The note for this verse in the Catholic Study Bible says that “God gives further understanding to one who accepts the revealed mystery; from the one who does not, God will take it away.”  A little facile, but OK.  The Jerome Biblical Commentary helps me a little more – maybe just because it uses second person pronouns. “If you open yourself in faith and hope to God’s revelation of the plan of salvation, you make rapid progress.  If you close yourself to it, you can lose the offer.”  While that did make me more able to live with the verse, it also made me laugh.  Have I ever had a period when I enjoyed “rapid progress” in the spiritual life?  Not that I can recall.  It’s all been pretty slow and imperceptible; the growth is only recognized in hindsight.
           
So what does this mean for us?  So far I’ve come up with two ideas – maybe you’ll think of more as the week unfolds.  First, this verse and its interpretation seem a pretty persuasive advertisement for lectio, personal and communal prayer, and contemplation.  We do have to work at being good soil, or perhaps fertilize the good soil already present within us.  As any gardener or farmer knows, it doesn’t just happen.  And as all of us know, and Judy Z. reminded me as she tried to get me going on this homily, we all can surely points to the seasons in our own lives when we were crummy soil: when we let temptation crush our good impulses; when we were not rooted or grounded enough to hold on when things got tough; when we have been choked by “worldly anxieties and the lure of riches” – whatever the anxieties and riches are for each of us.  Being open, rather than closed off, from God is something we need to cultivate.  And secondly, we can take solace in, and count on, the extravagant love of God.  Another thing that always strikes me about this parable is that someone who is sowing on the path and on the rocky ground and thorny soil, as well as on good soil, isn’t being very tight-fisted with the seeds.  God is a sower who understands that it takes a lot of seeds to get a few good plants – and that it takes time and patience and tender care, not just once, but over and over and over again.  Which could prompt us as the soil, the humus that we are, to pray the words of Psalm 65 with renewed vigor: “Prepare me, God!  Drench my furrows and break up my clods!  Soften my hardness with your showers and bless the yield so that I will overflow with a rich harvest.”

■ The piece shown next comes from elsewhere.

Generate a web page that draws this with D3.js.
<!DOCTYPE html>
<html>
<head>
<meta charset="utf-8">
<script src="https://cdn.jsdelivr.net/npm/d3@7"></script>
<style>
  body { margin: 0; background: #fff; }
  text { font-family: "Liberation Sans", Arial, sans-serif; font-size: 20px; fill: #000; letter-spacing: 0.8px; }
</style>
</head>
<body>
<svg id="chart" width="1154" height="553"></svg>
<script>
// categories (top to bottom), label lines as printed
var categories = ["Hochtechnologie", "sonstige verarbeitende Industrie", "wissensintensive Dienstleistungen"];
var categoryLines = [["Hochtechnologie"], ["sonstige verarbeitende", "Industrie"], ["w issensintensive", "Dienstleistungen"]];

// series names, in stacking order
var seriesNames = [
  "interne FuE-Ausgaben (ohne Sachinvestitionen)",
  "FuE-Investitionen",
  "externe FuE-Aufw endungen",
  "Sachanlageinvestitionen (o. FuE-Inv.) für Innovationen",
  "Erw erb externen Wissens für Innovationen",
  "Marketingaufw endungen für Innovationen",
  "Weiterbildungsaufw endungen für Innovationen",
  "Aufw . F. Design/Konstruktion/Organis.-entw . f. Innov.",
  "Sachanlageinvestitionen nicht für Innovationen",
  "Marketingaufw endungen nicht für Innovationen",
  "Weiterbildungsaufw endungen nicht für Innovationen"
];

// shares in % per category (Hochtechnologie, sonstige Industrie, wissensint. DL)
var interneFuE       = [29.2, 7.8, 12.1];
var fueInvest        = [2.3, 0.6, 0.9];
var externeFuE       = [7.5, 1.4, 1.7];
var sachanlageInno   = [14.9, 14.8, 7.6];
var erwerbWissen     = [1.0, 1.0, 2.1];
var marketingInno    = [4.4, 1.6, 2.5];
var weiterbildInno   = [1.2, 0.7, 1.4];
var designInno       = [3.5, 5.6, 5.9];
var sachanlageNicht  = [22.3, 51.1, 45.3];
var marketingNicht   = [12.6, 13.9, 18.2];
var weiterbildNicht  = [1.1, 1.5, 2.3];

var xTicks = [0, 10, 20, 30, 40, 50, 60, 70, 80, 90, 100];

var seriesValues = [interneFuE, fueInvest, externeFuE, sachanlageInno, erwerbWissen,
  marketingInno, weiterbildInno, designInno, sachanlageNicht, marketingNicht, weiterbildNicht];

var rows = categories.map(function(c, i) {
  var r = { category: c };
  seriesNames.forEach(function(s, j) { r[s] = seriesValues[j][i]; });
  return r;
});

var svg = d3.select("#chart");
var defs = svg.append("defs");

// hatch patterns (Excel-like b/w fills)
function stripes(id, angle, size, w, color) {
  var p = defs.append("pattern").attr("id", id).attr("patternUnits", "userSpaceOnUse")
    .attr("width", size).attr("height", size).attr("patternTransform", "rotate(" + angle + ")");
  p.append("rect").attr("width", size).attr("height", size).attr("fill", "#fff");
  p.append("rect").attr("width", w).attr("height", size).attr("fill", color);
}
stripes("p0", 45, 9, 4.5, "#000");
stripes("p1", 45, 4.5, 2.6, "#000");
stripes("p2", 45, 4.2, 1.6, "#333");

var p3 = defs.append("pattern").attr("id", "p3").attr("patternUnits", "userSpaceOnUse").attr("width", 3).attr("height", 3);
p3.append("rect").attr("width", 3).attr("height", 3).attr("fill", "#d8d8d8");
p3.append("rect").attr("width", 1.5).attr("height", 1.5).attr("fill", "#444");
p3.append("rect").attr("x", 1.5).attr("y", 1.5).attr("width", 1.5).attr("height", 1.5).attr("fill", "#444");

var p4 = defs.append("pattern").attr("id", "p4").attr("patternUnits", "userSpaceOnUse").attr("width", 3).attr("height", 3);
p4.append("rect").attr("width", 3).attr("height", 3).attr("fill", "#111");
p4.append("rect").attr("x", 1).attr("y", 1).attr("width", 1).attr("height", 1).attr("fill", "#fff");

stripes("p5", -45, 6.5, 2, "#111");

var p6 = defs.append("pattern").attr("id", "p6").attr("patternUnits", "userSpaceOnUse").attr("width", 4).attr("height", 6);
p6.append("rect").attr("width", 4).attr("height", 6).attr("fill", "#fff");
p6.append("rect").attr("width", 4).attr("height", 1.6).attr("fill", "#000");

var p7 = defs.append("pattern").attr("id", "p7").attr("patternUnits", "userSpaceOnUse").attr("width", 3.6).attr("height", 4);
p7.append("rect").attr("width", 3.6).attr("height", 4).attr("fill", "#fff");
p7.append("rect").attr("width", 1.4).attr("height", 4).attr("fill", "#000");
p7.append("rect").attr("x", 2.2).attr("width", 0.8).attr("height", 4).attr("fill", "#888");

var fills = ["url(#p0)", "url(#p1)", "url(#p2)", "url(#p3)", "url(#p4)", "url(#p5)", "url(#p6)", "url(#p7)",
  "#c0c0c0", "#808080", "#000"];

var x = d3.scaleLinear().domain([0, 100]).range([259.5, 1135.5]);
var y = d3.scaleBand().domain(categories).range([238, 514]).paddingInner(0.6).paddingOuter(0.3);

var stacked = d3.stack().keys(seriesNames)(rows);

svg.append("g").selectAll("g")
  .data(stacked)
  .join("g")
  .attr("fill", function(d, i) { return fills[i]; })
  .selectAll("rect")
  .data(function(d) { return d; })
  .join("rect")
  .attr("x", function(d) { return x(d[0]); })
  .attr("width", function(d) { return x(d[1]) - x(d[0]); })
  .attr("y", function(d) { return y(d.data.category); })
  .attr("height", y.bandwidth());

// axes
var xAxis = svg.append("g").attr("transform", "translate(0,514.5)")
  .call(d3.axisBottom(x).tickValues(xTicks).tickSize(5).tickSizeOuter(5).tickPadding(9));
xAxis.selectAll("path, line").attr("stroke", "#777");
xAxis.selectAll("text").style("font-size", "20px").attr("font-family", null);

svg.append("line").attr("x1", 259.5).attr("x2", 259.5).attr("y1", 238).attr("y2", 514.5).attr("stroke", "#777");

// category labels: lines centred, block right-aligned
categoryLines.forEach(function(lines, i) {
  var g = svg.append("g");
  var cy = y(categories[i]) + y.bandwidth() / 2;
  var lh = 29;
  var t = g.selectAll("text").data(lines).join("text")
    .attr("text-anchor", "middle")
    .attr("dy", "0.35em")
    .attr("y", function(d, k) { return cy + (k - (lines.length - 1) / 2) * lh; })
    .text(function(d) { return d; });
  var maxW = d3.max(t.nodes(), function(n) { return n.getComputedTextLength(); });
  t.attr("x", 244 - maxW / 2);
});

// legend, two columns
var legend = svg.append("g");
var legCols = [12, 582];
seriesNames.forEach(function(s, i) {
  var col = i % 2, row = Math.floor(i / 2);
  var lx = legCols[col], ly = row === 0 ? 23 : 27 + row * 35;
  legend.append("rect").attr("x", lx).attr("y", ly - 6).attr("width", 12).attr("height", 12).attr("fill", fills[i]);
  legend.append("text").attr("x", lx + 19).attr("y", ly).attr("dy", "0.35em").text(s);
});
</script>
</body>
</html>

Thinking about this slow and unseen growth – even in the “good soil” times – brought to mind words that I cherished in college and found all the better when I looked at them a quarter century or so later.  They, too, are a commercial for contemplation and also my sneaky way of getting a little celebration of summer outside into this reflection.  They are from Walden by Henry David Thoreau:

            I love a broad margin to my life.  Sometimes, on a summer morning,
            having taken my accustomed bath, I sat in my sunny doorway from
            sunrise till noon, rapt in reverie, amidst the pines and hickories and
            sumacs, in undisturbed solitude and stillness.  While the birds sang
            around or flitted noiselessly through the house, until by the sun
            falling in at my west window, or the noise of some traveler’s wagon
            on the distant highway, I was reminded of the lapse of time.  I grew in
            those seasons like corn in the night, and they were far better than any
            work of my hands would have been.  They were not time subtracted from
            my life, but so much over and above my usual allowance.

Amen!  May we – like corn in the night – open ourselves to the nourishing and extravagant power of the God who invites us to grow and be bountiful.